Salary. The Mets have been slightly more liberal with their payroll. It is projected to exceed $100 million this season, up from $83 million a year ago. But the free-spending days have not yet returned. And Tulowitzki's salary, especially considering his injury history, is not something the Mets are eager to absorb. Tulowitzki is owed $20 million annually through 2019, then $14 million the following year. By the time a team option is reached for 2021, Tulowitzki will be 36 years old.
Trade package. The Mets have shown little inclination to part with a top MLB-ready pitcher, much less the package Colorado would demand.
A team that makes more sense in a potential trade may be the Chicago Cubs, since they are stocked with young cost-controlled middle infielders and can use a starting pitcher.
Cubs general manager Jed Hoyer acknowledged that this week, saying, via ESPNChicago.com: "We've had conversations with them.
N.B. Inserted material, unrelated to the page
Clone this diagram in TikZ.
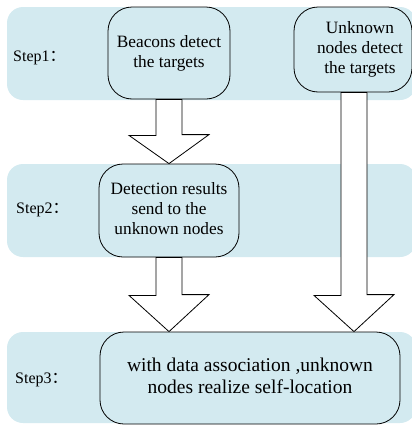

We haven't made a deal yet, but there have been matches that made sense, and I'm sure we'll talk to them in the future."
Still, even a deal with the Cubs faces a potential uphill battle. A Mets official recently was insistent that the organization would be unlikely to deal from their core of young, MLB-ready pitching in order to obtain even a similarly cost-controlled young infielder from the Cubs. If the Mets stick to that insistence, it makes you wonder why Hoyer and boss Theo Epstein would be inclined to deal with the Mets.